Einige Pflanzenschutzmittel können tödlich sein für Bienen. Deswegen arbeitet die EU an strengeren Zulassungskriterien. Wirtschaftsverbände laufen dagegen Sturm und der Prozess ist intransparent - und steht stellvertretend für Demokratiedefizite in der EU.

Von Mirjam Stöckel | 15.07.2019
Eine Biene im Anflug auf eine geöffnete Finger-Küchenschelle
Das Ringen um den Bienenschutz zeigt beispielhaft, wie Konflikte zwischen ökologischen und wirtschaftlichen Interessen in der Europäischen Union ausgetragen werden. (picture alliance / Winfried Rothermel)

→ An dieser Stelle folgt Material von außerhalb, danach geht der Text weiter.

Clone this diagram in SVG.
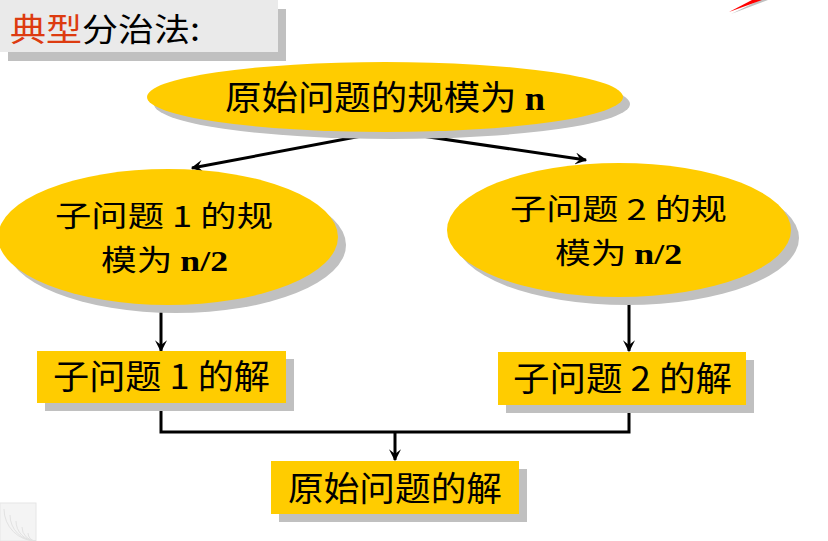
<svg xmlns="http://www.w3.org/2000/svg" width="828" height="541" viewBox="0 0 828 541">
<defs>
<style>
.sh{fill:#c0c0c0}
.y{fill:#ffcc00}
.t{font-family:"Noto Sans CJK SC","Liberation Serif",serif;font-size:34px;fill:#000}
.t2{font-size:29px}
.b{font-family:"Liberation Serif",serif;font-weight:bold}
.ln{stroke:#000;stroke-width:3;fill:none}
</style>
<marker id="ah" viewBox="0 0 10 10" refX="9" refY="5" markerWidth="4" markerHeight="4" orient="auto" markerUnits="strokeWidth">
<path d="M0,0 L10,5 L0,10 L4,5 z" fill="#000"/>
</marker>
</defs>
<rect width="828" height="541" fill="#fff"/>
<g id="title">
<rect x="8" y="9" width="278" height="52" class="sh"/>
<rect x="0" y="0" width="278" height="52" fill="#eaeaea"/>
<text x="10" y="41" class="t" style="font-size:32px" textLength="190" lengthAdjust="spacingAndGlyphs"><tspan fill="#dd3b10">典型</tspan>分治法:</text>
</g>
<g id="deco">
<path d="M731,14 L760,0 L768,0 Z" fill="#c0c0c0"/>
<path d="M729,12 L752,0 L762,0 Z" fill="#ff0000"/>
<rect x="0" y="503" width="36" height="38" fill="#f4f4f4" stroke="#e6e6e6"/>
<g fill="none" stroke="#e2e2e2" stroke-width="1">
<path d="M36,541 A8,8 0 0 1 28,533"/>
<path d="M36,541 A14,14 0 0 1 22,527"/>
<path d="M36,541 A20,20 0 0 1 16,521"/>
<path d="M36,541 A26,26 0 0 1 10,515"/>
<path d="M36,541 A32,32 0 0 1 4,509"/>
</g>
</g>
<g id="connectors">
<line x1="388" y1="131" x2="192" y2="168" class="ln" marker-end="url(#ah)"/>
<line x1="388" y1="131" x2="586" y2="160" class="ln" marker-end="url(#ah)"/>
<line x1="161" y1="300" x2="161" y2="351" class="ln" marker-end="url(#ah)"/>
<line x1="629" y1="298" x2="629" y2="351" class="ln" marker-end="url(#ah)"/>
<polyline points="161,403 161,432 629,432 629,405" class="ln"/>
<line x1="395" y1="432" x2="395" y2="460" class="ln" marker-end="url(#ah)"/>
</g>
<g id="n_root">
<ellipse cx="392" cy="104" rx="238" ry="35" class="sh"/>
<ellipse cx="385" cy="97" rx="238" ry="35" class="y"/>
<text x="225" y="110" class="t" textLength="320" lengthAdjust="spacingAndGlyphs">原始问题的规模为 <tspan class="b">n</tspan></text>
</g>
<g id="n_sub1">
<ellipse cx="176" cy="245" rx="170" ry="68" class="sh"/>
<ellipse cx="168" cy="237" rx="170" ry="68" class="y"/>
<text x="55" y="227" class="t t2" textLength="218" lengthAdjust="spacingAndGlyphs">子问题 1 的规</text>
<text x="101" y="271" class="t t2" textLength="127" lengthAdjust="spacingAndGlyphs">模为 <tspan class="b">n/2</tspan></text>
</g>
<g id="n_sub2">
<ellipse cx="627" cy="238" rx="172" ry="67" class="sh"/>
<ellipse cx="619" cy="230" rx="172" ry="67" class="y"/>
<text x="510" y="220" class="t t2" textLength="217" lengthAdjust="spacingAndGlyphs">子问题 2 的规</text>
<text x="555" y="264" class="t t2" textLength="127" lengthAdjust="spacingAndGlyphs">模为 <tspan class="b">n/2</tspan></text>
</g>
<g id="n_sol1">
<rect x="45" y="359" width="249" height="52" class="sh"/>
<rect x="37" y="351" width="249" height="52" class="y"/>
<text x="53" y="389" class="t" textLength="217" lengthAdjust="spacingAndGlyphs">子问题 1 的解</text>
</g>
<g id="n_sol2">
<rect x="506" y="360" width="248" height="53" class="sh"/>
<rect x="498" y="352" width="248" height="53" class="y"/>
<text x="513" y="391" class="t" textLength="219" lengthAdjust="spacingAndGlyphs">子问题 2 的解</text>
</g>
<g id="n_final">
<rect x="279" y="469" width="248" height="53" class="sh"/>
<rect x="271" y="461" width="248" height="53" class="y"/>
<text x="288" y="501" class="t" textLength="214" lengthAdjust="spacingAndGlyphs">原始问题的解</text>
</g>
</svg>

Es war der 5. Mai 2008, als ein Imker aus der badischen Provinz eine Mail mit brisanten Beobachtungen an das Stuttgarter Ministerium für ländlichen Raum schickte. Was niemand ahnte: Diese Mail stieß eine Entwicklung mit an, die bis Brüssel wirken würde – und nun, gut elf Jahre später, Mitte Juli 2019, nach langem Streit hinter verschlossenen Türen auf eine Entscheidung zusteuert.
Es geht dabei um Bienen, um Honigbienen, Wildbienen und ihren Schutz vor gefährlichen Pflanzenschutzmitteln. Und es ist ein Streit, der ein Demokratiedefizit der Europäischen Union offenbart: die völlige Intransparenz mancher Entscheidungsverfahren nämlich. Man kann sagen: Das Ringen um den Bienenschutz zeigt beispielhaft, wie Konflikte zwischen ökologischen und wirtschaftlichen Interessen in der Europäischen Union ausgetragen werden. Dazu muss man zunächst zurück zu der Mail vom Mai 2008.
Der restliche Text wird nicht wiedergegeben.